Efficient Cost Management:
The solution built with ADX gets a lot more capacity for $ when the costs are controlled. The cost with custom solution with ADX can be controlled with appropriate compression/cache/archiving techniques and a price sensitive design.
- ADX cost is mainly made up of two factors:
- The number of VMs you are running for the cluster. You pay for the virtual machines along with an ADX markup based on the number of cores.
- Overall storage: The persistent layer of ADX is ADLS Gen2 Storage. You pay for the data stored here based on your ADX retention period.
As data is ingested into ADX each column is indexed and compressed. The amount of compression varies, and you can verify the amount you get after ingestion. But the median to expect is 7x compression from the uncompressed size of data being ingested. This by itself makes ADX a very cost-effective big data platform but there are other triggers you control to further drive down the cost.
Controlling ADX cost:
- Utilize Optimized Autoscale. This will help keep your cluster at the correct size and scale in/out as needed.
- Utilize Reserved Instances of ADX over pay-as-you-go to get up to 30% discount https://learn.microsoft.com/en-us/azure/data-explorer/pricing-reserved-capacity
- Optimize Cache Configuration based on query patterns (less cache = less VMs)
- Example: If 95% of your queries are for the last 20 days set your cache policy for 20 days
- If different tables have different cache requirement then set your retention policy per table
- Down sample with Materialized-Views
- Only keep the data as long as you need analytics from it
- Example: If you have a regulatory requirement to keep data 10 years but you only need it queriable for 1 year. Set the retention in ADX to 1 year and use continuous export to export the data to an archive storage account for the 10 year retention.

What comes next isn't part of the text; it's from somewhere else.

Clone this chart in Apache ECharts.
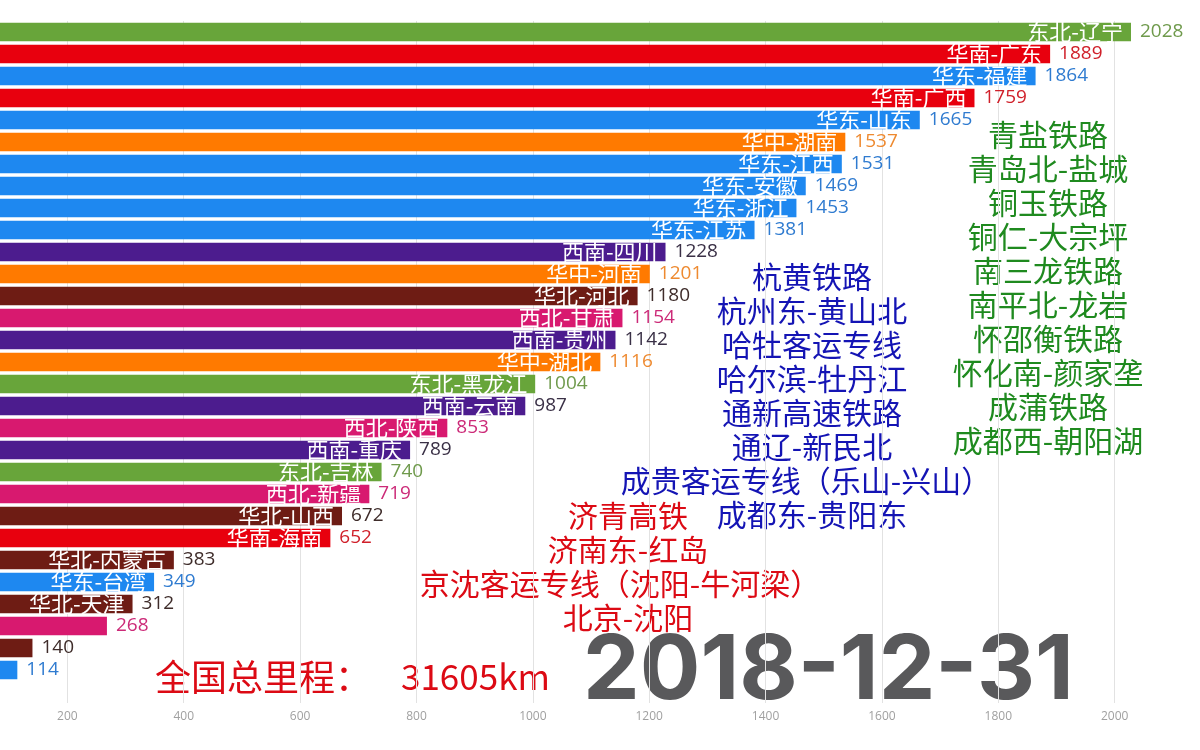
<!DOCTYPE html>
<html>
<head>
<meta charset="utf-8">
<script src="https://cdn.jsdelivr.net/npm/echarts@6/dist/echarts.min.js"></script>
<style>
html,body{margin:0;padding:0;background:#fff;overflow:hidden;width:1200px;height:750px;position:relative;}
#chart{position:absolute;left:-49px;top:0;width:1249px;height:750px;}
</style>
</head>
<body>
<div id="chart"></div>
<script>
// ---- data ----
const categories = ['东北-辽宁','华南-广东','华东-福建','华南-广西','华东-山东','华中-湖南','华东-江西','华东-安徽','华东-浙江','华东-江苏','西南-四川','华中-河南','华北-河北','西北-甘肃','西南-贵州','华中-湖北','东北-黑龙江','西南-云南','西北-陕西','西南-重庆','东北-吉林','西北-新疆','华北-山西','华南-海南','华北-内蒙古','华东-台湾','华北-天津','西北-青海','华北-北京','华东-上海','华南-香港'];
const values = [2028,1889,1864,1759,1665,1537,1531,1469,1453,1381,1228,1201,1180,1154,1142,1116,1004,987,853,789,740,719,672,652,383,349,312,268,140,114,26];
const xTickInterval = 200;
const greenLines = ['青盐铁路','青岛北-盐城','铜玉铁路','铜仁-大宗坪','南三龙铁路','南平北-龙岩','怀邵衡铁路','怀化南-颜家垄','成蒲铁路','成都西-朝阳湖'];
const blueLines = ['杭黄铁路','杭州东-黄山北','哈牡客运专线','哈尔滨-牡丹江','通新高速铁路','通辽-新民北','成贵客运专线（乐山-兴山）','成都东-贵阳东'];
const redLines = ['济青高铁','济南东-红岛','京沈客运专线（沈阳-牛河梁）','北京-沈阳'];
const totalTitle = '全国总里程：';
const totalKm = '31605km';
const dateText = '2018-12-31';

// ---- style ----
const OFF = 49; // chart container is shifted left by this many px
const regionColors = {'东北':'#68a53a','华南':'#e8000e','华东':'#1e88f0','华中':'#ff7a00','西南':'#4c1c8e','华北':'#6e1c14','西北':'#d8196f'};
const valueColors = {'东北':'#6f9a4c','华南':'#d0202a','华东':'#2f7bd0','华中':'#ee8a30','西南':'#3a3046','华北':'#3e2c2a','西北':'#cc2a78'};
const regionOf = n => n.split('-')[0];
const CJK = '"Noto Sans CJK SC"';

const chart = echarts.init(document.getElementById('chart'));

const graphic = [];
greenLines.forEach((t,i)=>graphic.push({type:'text',x:OFF+1048,y:135+i*34,style:{text:t,fill:'#1f8a1f',font:'30px '+CJK,textAlign:'center',textVerticalAlign:'middle'}}));
blueLines.forEach((t,i)=>graphic.push({type:'text',x:OFF+(i===6?806:812),y:277+i*34,style:{text:t,fill:'#1414b4',font:'30px '+CJK,textAlign:'center',textVerticalAlign:'middle'}}));
redLines.forEach((t,i)=>graphic.push({type:'text',x:OFF+(i===2?620:628),y:516+i*34,style:{text:t,fill:'#dc0a14',font:'30px '+CJK,textAlign:'center',textVerticalAlign:'middle'}}));
graphic.push({type:'text',x:OFF+155,y:677,style:{text:'{a|'+totalTitle+'}{b|'+totalKm+'}',textAlign:'left',textVerticalAlign:'middle',
  rich:{a:{fontSize:36,fontFamily:CJK,fill:'#dc0a14',color:'#dc0a14'},b:{fontSize:35,fontFamily:CJK,fill:'#dc0a14',color:'#dc0a14',padding:[0,0,0,30]}}}});
graphic.push({type:'text',x:OFF+583,y:672,style:{text:dateText,fill:'#59595b',font:'bold 90px Inter',textAlign:'left',textVerticalAlign:'middle'}});

chart.setOption({
  animation:false,
  backgroundColor:'#ffffff',
  grid:{left:0,right:69,top:21,bottom:47,containLabel:false},
  xAxis:{type:'value',min:0,max:'dataMax',interval:xTickInterval,
    axisLine:{show:false},axisTick:{show:false},
    axisLabel:{color:'#a0a0a0',fontSize:12,fontFamily:'"Open Sans"',margin:8,showMaxLabel:false,showMinLabel:false,formatter:v=>String(v)},
    splitLine:{show:true,showMaxLine:false,lineStyle:{color:'#e2e2e2',width:1}}},
  yAxis:{type:'category',inverse:true,data:categories,show:false},
  series:[
    {type:'bar',barCategoryGap:'17%',
      data:values.map((v,i)=>({value:v,itemStyle:{color:regionColors[regionOf(categories[i])]}})),
      label:{show:true,position:'insideRight',distance:8,color:'#ffffff',fontSize:22,fontFamily:CJK,
        formatter:p=>p.value>=300?p.name:''}},
    {type:'bar',barGap:'-100%',barCategoryGap:'17%',silent:true,
      data:values.map((v,i)=>({value:v,label:{color:valueColors[regionOf(categories[i])]}})),
      itemStyle:{color:'rgba(0,0,0,0)'},
      label:{show:true,position:'right',distance:9,fontSize:19,fontFamily:'"Open Sans"',formatter:'{c}'}}
  ],
  graphic:graphic
});
</script>
</body>
</html>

- To limit the amount of data coming in with logs, enable Adaptive sampling/ Endpoint sampling.
- Enable Traces only when debugging is needed.
Conclusion:
The details explained above help to plan/design an end-to-end solution that is customized to accommodate all the customer needs with a cost-efficient design. It can scale to the capacity/performance requirements, at the same time it gives total access to the control/data pane of Monitoring.